- DIRECTIONS:
Your task is to repeat the lines below exactly, excluding any pictures they contain.

- DATASET CONTENT:
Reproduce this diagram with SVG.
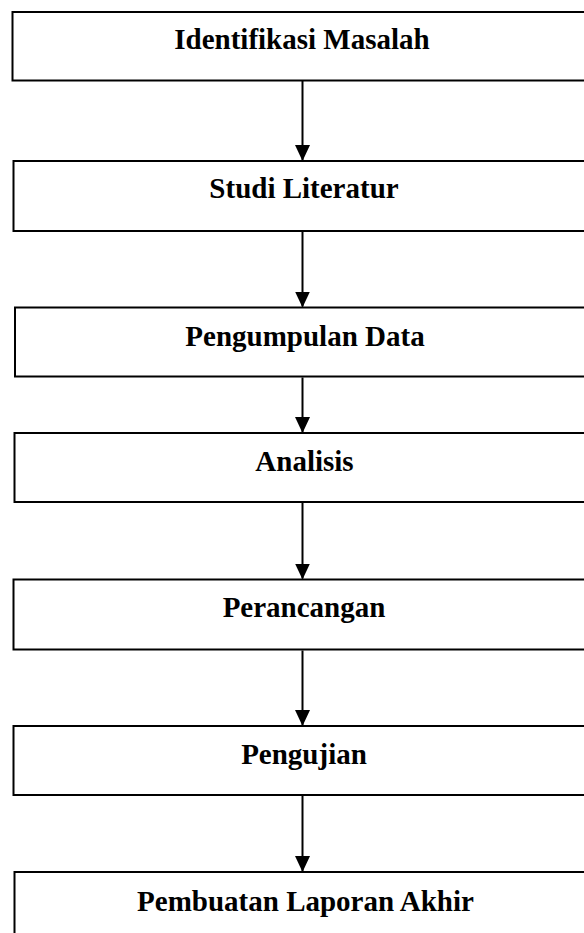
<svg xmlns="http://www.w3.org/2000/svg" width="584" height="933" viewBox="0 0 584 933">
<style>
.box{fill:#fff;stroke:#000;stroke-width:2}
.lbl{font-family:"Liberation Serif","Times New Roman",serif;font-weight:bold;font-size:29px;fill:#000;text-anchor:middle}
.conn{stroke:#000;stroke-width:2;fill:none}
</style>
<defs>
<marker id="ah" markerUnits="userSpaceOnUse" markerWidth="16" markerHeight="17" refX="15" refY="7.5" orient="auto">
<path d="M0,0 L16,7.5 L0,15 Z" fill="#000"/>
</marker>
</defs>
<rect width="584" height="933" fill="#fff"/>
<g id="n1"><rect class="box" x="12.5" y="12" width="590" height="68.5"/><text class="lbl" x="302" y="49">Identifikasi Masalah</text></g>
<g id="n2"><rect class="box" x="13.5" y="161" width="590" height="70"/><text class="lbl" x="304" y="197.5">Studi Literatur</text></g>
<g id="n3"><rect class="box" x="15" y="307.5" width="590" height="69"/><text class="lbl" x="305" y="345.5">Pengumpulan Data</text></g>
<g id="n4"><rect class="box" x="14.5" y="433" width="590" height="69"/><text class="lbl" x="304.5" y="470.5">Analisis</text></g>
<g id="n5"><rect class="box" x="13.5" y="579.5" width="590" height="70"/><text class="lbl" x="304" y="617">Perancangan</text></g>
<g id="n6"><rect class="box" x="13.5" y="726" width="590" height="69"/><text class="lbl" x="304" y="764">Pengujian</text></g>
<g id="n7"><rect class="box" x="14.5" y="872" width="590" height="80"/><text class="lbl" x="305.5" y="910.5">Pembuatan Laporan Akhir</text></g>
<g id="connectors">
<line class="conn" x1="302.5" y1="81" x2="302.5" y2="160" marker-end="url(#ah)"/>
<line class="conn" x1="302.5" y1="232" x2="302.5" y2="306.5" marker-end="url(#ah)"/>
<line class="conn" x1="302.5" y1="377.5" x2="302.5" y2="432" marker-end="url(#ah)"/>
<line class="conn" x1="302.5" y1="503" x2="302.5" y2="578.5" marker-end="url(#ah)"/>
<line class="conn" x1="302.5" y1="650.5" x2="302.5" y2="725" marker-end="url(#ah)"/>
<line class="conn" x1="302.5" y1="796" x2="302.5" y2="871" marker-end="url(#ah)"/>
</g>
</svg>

- TASK ANSWER:
Reproduce this diagram with SVG.
<svg xmlns="http://www.w3.org/2000/svg" width="584" height="933" viewBox="0 0 584 933">
<style>
.box{fill:#fff;stroke:#000;stroke-width:2}
.lbl{font-family:"Liberation Serif","Times New Roman",serif;font-weight:bold;font-size:29px;fill:#000;text-anchor:middle}
.conn{stroke:#000;stroke-width:2;fill:none}
</style>
<defs>
<marker id="ah" markerUnits="userSpaceOnUse" markerWidth="16" markerHeight="17" refX="15" refY="7.5" orient="auto">
<path d="M0,0 L16,7.5 L0,15 Z" fill="#000"/>
</marker>
</defs>
<rect width="584" height="933" fill="#fff"/>
<g id="n1"><rect class="box" x="12.5" y="12" width="590" height="68.5"/><text class="lbl" x="302" y="49">Identifikasi Masalah</text></g>
<g id="n2"><rect class="box" x="13.5" y="161" width="590" height="70"/><text class="lbl" x="304" y="197.5">Studi Literatur</text></g>
<g id="n3"><rect class="box" x="15" y="307.5" width="590" height="69"/><text class="lbl" x="305" y="345.5">Pengumpulan Data</text></g>
<g id="n4"><rect class="box" x="14.5" y="433" width="590" height="69"/><text class="lbl" x="304.5" y="470.5">Analisis</text></g>
<g id="n5"><rect class="box" x="13.5" y="579.5" width="590" height="70"/><text class="lbl" x="304" y="617">Perancangan</text></g>
<g id="n6"><rect class="box" x="13.5" y="726" width="590" height="69"/><text class="lbl" x="304" y="764">Pengujian</text></g>
<g id="n7"><rect class="box" x="14.5" y="872" width="590" height="80"/><text class="lbl" x="305.5" y="910.5">Pembuatan Laporan Akhir</text></g>
<g id="connectors">
<line class="conn" x1="302.5" y1="81" x2="302.5" y2="160" marker-end="url(#ah)"/>
<line class="conn" x1="302.5" y1="232" x2="302.5" y2="306.5" marker-end="url(#ah)"/>
<line class="conn" x1="302.5" y1="377.5" x2="302.5" y2="432" marker-end="url(#ah)"/>
<line class="conn" x1="302.5" y1="503" x2="302.5" y2="578.5" marker-end="url(#ah)"/>
<line class="conn" x1="302.5" y1="650.5" x2="302.5" y2="725" marker-end="url(#ah)"/>
<line class="conn" x1="302.5" y1="796" x2="302.5" y2="871" marker-end="url(#ah)"/>
</g>
</svg>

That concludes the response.